--- Start ---

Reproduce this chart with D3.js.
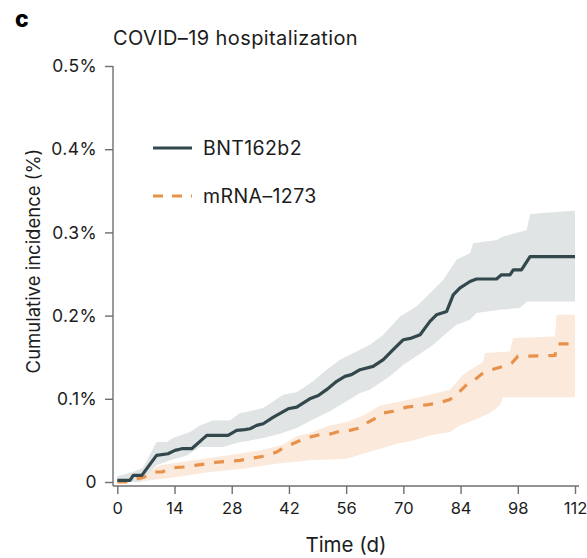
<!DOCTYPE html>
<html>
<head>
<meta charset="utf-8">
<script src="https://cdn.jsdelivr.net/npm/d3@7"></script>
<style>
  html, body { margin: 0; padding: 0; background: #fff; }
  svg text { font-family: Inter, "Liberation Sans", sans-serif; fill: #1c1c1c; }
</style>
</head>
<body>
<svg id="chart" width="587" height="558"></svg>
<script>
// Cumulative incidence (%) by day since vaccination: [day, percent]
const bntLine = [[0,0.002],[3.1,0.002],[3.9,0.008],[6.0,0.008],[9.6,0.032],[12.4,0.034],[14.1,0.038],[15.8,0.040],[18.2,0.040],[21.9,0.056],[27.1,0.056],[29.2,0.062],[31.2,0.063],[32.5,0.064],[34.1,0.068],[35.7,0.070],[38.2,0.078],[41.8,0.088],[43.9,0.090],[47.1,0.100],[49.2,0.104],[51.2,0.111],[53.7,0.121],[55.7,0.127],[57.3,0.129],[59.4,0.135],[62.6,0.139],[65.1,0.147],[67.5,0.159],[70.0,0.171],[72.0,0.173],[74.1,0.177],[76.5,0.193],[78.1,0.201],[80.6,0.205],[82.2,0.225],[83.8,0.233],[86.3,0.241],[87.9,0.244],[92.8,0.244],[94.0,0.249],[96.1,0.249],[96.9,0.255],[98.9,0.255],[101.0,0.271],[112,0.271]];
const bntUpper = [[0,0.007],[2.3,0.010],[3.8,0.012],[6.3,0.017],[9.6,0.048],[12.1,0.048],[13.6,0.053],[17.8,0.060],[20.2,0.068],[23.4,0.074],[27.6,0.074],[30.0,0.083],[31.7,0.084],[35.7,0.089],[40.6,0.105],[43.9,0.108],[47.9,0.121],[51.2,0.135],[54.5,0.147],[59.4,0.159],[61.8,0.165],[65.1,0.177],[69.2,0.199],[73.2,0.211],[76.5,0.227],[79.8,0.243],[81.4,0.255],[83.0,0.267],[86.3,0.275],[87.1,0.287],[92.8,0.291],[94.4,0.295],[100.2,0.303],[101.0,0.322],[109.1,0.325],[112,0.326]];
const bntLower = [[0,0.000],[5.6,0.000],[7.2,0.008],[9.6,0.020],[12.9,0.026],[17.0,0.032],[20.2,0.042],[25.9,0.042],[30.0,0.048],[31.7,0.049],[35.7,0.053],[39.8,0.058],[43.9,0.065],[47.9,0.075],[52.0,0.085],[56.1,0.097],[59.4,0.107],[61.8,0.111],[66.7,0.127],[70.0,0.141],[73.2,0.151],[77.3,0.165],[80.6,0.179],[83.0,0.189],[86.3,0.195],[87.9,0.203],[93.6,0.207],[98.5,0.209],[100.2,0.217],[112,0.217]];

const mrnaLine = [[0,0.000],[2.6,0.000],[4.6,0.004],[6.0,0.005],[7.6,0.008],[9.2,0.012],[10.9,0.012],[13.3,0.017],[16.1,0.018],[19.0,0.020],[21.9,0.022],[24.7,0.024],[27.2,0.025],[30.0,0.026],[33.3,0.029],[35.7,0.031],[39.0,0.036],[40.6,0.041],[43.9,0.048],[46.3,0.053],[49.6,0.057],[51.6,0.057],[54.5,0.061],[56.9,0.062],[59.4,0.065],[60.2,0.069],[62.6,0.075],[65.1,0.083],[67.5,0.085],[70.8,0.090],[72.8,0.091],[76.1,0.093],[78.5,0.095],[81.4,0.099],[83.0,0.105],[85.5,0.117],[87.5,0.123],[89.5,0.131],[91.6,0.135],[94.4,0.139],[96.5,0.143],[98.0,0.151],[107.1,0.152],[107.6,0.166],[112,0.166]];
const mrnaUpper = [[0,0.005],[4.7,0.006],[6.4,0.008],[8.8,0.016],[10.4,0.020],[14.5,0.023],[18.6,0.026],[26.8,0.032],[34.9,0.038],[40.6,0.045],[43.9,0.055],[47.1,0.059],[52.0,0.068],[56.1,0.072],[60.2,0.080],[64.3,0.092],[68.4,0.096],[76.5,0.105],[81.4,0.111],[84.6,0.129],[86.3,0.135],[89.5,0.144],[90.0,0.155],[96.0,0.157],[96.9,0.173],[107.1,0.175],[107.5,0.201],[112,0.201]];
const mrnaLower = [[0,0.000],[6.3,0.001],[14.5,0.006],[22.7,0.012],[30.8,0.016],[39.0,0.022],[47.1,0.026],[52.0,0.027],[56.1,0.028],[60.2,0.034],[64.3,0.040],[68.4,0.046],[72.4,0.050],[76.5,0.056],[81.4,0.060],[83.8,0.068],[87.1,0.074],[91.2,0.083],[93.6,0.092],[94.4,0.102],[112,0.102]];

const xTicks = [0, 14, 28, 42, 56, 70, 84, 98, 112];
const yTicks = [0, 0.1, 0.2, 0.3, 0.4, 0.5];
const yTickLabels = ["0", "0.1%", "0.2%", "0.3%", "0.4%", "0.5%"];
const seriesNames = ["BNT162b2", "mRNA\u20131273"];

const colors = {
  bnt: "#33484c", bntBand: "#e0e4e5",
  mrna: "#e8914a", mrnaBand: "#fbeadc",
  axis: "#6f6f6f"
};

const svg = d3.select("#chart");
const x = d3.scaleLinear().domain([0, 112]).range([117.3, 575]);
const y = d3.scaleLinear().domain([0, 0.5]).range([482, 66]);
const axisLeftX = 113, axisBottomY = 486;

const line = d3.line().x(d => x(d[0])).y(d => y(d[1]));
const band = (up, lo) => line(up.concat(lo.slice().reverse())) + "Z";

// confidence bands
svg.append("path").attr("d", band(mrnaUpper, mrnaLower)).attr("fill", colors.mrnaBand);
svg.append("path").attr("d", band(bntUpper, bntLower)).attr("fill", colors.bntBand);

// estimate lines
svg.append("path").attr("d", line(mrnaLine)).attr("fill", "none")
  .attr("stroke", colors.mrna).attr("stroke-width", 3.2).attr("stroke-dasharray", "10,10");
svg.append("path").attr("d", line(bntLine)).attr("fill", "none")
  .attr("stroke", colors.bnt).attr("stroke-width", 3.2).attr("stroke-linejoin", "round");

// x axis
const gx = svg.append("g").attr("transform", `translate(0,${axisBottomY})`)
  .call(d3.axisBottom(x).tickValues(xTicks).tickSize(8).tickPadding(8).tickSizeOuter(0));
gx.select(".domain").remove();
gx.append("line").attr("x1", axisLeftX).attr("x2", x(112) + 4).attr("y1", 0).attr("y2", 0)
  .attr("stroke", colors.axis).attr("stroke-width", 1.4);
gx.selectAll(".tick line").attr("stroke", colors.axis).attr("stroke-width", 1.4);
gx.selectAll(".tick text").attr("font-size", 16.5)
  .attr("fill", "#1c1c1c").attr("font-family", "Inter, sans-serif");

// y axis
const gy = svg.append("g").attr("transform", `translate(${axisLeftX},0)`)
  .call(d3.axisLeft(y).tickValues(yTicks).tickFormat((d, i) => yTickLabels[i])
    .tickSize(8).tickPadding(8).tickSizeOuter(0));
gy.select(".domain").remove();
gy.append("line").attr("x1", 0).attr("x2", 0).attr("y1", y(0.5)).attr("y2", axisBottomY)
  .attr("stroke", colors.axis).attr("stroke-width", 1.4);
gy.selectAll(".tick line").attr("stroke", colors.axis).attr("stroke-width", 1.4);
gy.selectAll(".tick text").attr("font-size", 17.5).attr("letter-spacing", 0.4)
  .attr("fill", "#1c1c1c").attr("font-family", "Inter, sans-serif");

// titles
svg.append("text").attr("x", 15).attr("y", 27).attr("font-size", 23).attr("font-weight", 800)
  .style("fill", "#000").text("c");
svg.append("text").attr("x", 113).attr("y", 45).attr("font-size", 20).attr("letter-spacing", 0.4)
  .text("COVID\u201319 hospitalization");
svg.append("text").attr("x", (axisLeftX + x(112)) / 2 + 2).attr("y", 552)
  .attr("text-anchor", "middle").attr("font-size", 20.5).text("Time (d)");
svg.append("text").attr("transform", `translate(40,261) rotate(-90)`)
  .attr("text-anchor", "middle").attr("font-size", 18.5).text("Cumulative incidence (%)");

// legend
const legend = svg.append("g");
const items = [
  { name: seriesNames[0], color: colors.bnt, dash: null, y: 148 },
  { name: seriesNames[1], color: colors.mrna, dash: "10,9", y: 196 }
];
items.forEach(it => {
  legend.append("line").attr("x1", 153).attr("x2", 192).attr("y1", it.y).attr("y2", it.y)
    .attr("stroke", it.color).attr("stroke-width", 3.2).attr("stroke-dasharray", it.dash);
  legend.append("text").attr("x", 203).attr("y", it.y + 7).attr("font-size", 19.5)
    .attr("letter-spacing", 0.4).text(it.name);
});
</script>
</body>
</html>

--- End ---

Copy every single line of the material above that holds "chart".

» **FINISHED ANSWER**
Reproduce this chart with D3.js.
<svg id="chart" width="587" height="558"></svg>
const svg = d3.select("#chart");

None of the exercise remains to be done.